Print word for word the first line of the listing below and every line after it, through the line with "1.05, 1.03, 1.01, 0.985]". Leave out the pictures and the rest.

-- START OF Information provided --

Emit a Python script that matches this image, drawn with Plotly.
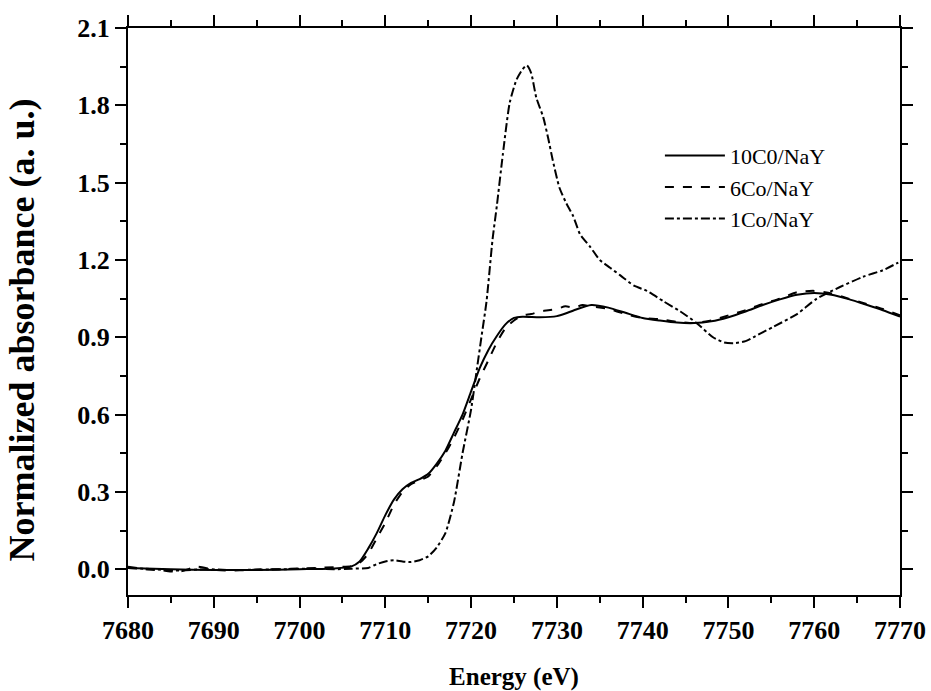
import plotly.graph_objects as go

# Co K-edge XANES, normalized absorbance vs. energy
e_10co = [7680, 7685, 7690, 7695, 7700, 7704, 7706, 7707, 7708, 7709, 7710, 7711, 7712,
          7713, 7714, 7715, 7716, 7717, 7718, 7719, 7720, 7721, 7722, 7723, 7724, 7725,
          7726, 7728, 7730, 7731, 7732, 7734, 7736, 7738, 7740, 7742, 7744, 7746, 7748,
          7750, 7752, 7754, 7756, 7758, 7760, 7762, 7764, 7766, 7768, 7770]
a_10co = [0.005, 0.0, -0.003, -0.003, 0.0, 0.003, 0.01, 0.03, 0.08, 0.14, 0.21, 0.27, 0.31,
          0.335, 0.35, 0.37, 0.41, 0.46, 0.53, 0.60, 0.69, 0.78, 0.85, 0.905, 0.95, 0.975,
          0.98, 0.978, 0.982, 0.992, 1.005, 1.025, 1.015, 0.995, 0.975, 0.965, 0.957, 0.955, 0.962,
          0.978, 1.0, 1.025, 1.047, 1.065, 1.072, 1.065, 1.048, 1.027, 1.005, 0.98]

e_6co = [7680, 7682, 7684, 7686, 7688, 7690, 7692, 7694, 7696, 7698, 7700, 7702, 7704, 7706,
         7707, 7708, 7709, 7710, 7711, 7712, 7713, 7714, 7715, 7716, 7717, 7718, 7719, 7720,
         7721, 7722, 7723, 7724, 7725, 7726, 7727, 7728, 7729, 7730, 7731, 7732, 7733, 7734,
         7736, 7738, 7740, 7742, 7744, 7746, 7748, 7750, 7752, 7754, 7756, 7758, 7760, 7762,
         7764, 7766, 7768, 7770]
a_6co = [0.01, 0.0, -0.005, -0.01, 0.01, -0.002, -0.005, -0.003, 0.0, 0.0, 0.003, 0.005, 0.008, 0.012,
         0.025, 0.06, 0.12, 0.18, 0.25, 0.30, 0.33, 0.345, 0.36, 0.40, 0.45, 0.51, 0.58, 0.66,
         0.74, 0.81, 0.88, 0.935, 0.965, 0.985, 0.99, 1.0, 1.005, 1.01, 1.02, 1.015, 1.025, 1.02,
         1.01, 0.99, 0.975, 0.97, 0.96, 0.955, 0.965, 0.985, 1.005, 1.03, 1.05, 1.075, 1.08, 1.07,
         1.05, 1.03, 1.01, 0.985]

e_1co = [7680, 7683, 7686, 7689, 7692, 7695, 7698, 7701, 7704, 7706, 7708, 7709, 7710, 7711,
         7712, 7713, 7714, 7715, 7716, 7717, 7718, 7719, 7720, 7720.6, 7721.2, 7721.8, 7722.5,
         7723, 7723.7, 7724.5, 7725.3, 7726, 7726.5, 7727, 7727.6, 7728.4, 7729, 7729.5, 7730.3,
         7731.1, 7731.9, 7732.7, 7733.9, 7735, 7736.2, 7737.4, 7739, 7740.5, 7742.4, 7744.4,
         7746.3, 7748.2, 7749.5, 7750.6, 7752, 7752.9, 7755.2, 7758, 7760.3, 7763, 7765.7,
         7768, 7769.8]
a_1co = [0.005, 0.0, -0.005, 0.0, -0.003, -0.002, 0.0, 0.002, 0.0, 0.002, 0.005, 0.02, 0.03, 0.035,
         0.03, 0.028, 0.035, 0.05, 0.085, 0.14, 0.26, 0.45, 0.62, 0.76, 0.90, 1.04, 1.28,
         1.41, 1.61, 1.81, 1.90, 1.94, 1.955, 1.925, 1.83, 1.755, 1.67, 1.59, 1.48,
         1.42, 1.37, 1.30, 1.25, 1.20, 1.17, 1.14, 1.10, 1.08, 1.04, 1.0,
         0.955, 0.90, 0.88, 0.877, 0.885, 0.90, 0.94, 0.99, 1.05, 1.095, 1.135,
         1.16, 1.19]

FONT = "Liberation Serif"

fig = go.Figure()
series = [
    ("10C0/NaY", e_10co, a_10co, "solid"),
    ("6Co/NaY", e_6co, a_6co, "dash"),
    ("1Co/NaY", e_1co, a_1co, "dashdot"),
]
for name, x, y, dash in series:
    fig.add_trace(go.Scatter(
        x=x, y=y, name=name, mode="lines",
        line=dict(color="black", width=2, dash=dash, shape="spline", smoothing=0.6),
    ))

axis_common = dict(
    showgrid=False, zeroline=False, showline=True, linecolor="black", linewidth=2,
    ticks="outside", ticklen=11, tickwidth=2, tickcolor="black", mirror="ticks",
    tickfont=dict(family=FONT, size=26, color="black", weight="bold"),
    automargin=False,
)

fig.update_layout(
    width=931, height=691,
    margin=dict(l=128, r=31, t=28, b=96),
    paper_bgcolor="white", plot_bgcolor="white",
    font=dict(family=FONT, color="black"),
    xaxis=dict(
        range=[7680, 7770], tick0=7680, dtick=10,
        minor=dict(dtick=5, ticklen=6, tickwidth=2, ticks="outside", tickcolor="black"),
        title=dict(text="Energy (eV)", font=dict(family=FONT, size=25, weight="bold"), standoff=32),
        **axis_common,
    ),
    yaxis=dict(
        range=[-0.1, 2.1], tick0=0, dtick=0.3, tickformat=".1f",
        minor=dict(dtick=0.15, ticklen=6, tickwidth=2, ticks="outside", tickcolor="black"),
        **axis_common,
    ),
    annotations=[dict(
        text="Normalized absorbance (a. u.)", textangle=-90,
        xref="paper", yref="paper", x=-0.137, y=0.467,
        xanchor="center", yanchor="middle", showarrow=False,
        font=dict(family=FONT, size=36, color="black", weight="bold"),
    )],
    legend=dict(
        x=0.689, y=0.812, xanchor="left", yanchor="top",
        bgcolor="rgba(0,0,0,0)", borderwidth=0,
        font=dict(family=FONT, size=22, color="black"),
        itemwidth=60, tracegroupgap=0,
    ),
    showlegend=True,
)

fig.write_html("out.html")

-- END OF Information provided --

Final answer -
Emit a Python script that matches this image, drawn with Plotly.
import plotly.graph_objects as go

# Co K-edge XANES, normalized absorbance vs. energy
e_10co = [7680, 7685, 7690, 7695, 7700, 7704, 7706, 7707, 7708, 7709, 7710, 7711, 7712,
          7713, 7714, 7715, 7716, 7717, 7718, 7719, 7720, 7721, 7722, 7723, 7724, 7725,
          7726, 7728, 7730, 7731, 7732, 7734, 7736, 7738, 7740, 7742, 7744, 7746, 7748,
          7750, 7752, 7754, 7756, 7758, 7760, 7762, 7764, 7766, 7768, 7770]
a_10co = [0.005, 0.0, -0.003, -0.003, 0.0, 0.003, 0.01, 0.03, 0.08, 0.14, 0.21, 0.27, 0.31,
          0.335, 0.35, 0.37, 0.41, 0.46, 0.53, 0.60, 0.69, 0.78, 0.85, 0.905, 0.95, 0.975,
          0.98, 0.978, 0.982, 0.992, 1.005, 1.025, 1.015, 0.995, 0.975, 0.965, 0.957, 0.955, 0.962,
          0.978, 1.0, 1.025, 1.047, 1.065, 1.072, 1.065, 1.048, 1.027, 1.005, 0.98]

e_6co = [7680, 7682, 7684, 7686, 7688, 7690, 7692, 7694, 7696, 7698, 7700, 7702, 7704, 7706,
         7707, 7708, 7709, 7710, 7711, 7712, 7713, 7714, 7715, 7716, 7717, 7718, 7719, 7720,
         7721, 7722, 7723, 7724, 7725, 7726, 7727, 7728, 7729, 7730, 7731, 7732, 7733, 7734,
         7736, 7738, 7740, 7742, 7744, 7746, 7748, 7750, 7752, 7754, 7756, 7758, 7760, 7762,
         7764, 7766, 7768, 7770]
a_6co = [0.01, 0.0, -0.005, -0.01, 0.01, -0.002, -0.005, -0.003, 0.0, 0.0, 0.003, 0.005, 0.008, 0.012,
         0.025, 0.06, 0.12, 0.18, 0.25, 0.30, 0.33, 0.345, 0.36, 0.40, 0.45, 0.51, 0.58, 0.66,
         0.74, 0.81, 0.88, 0.935, 0.965, 0.985, 0.99, 1.0, 1.005, 1.01, 1.02, 1.015, 1.025, 1.02,
         1.01, 0.99, 0.975, 0.97, 0.96, 0.955, 0.965, 0.985, 1.005, 1.03, 1.05, 1.075, 1.08, 1.07,
         1.05, 1.03, 1.01, 0.985]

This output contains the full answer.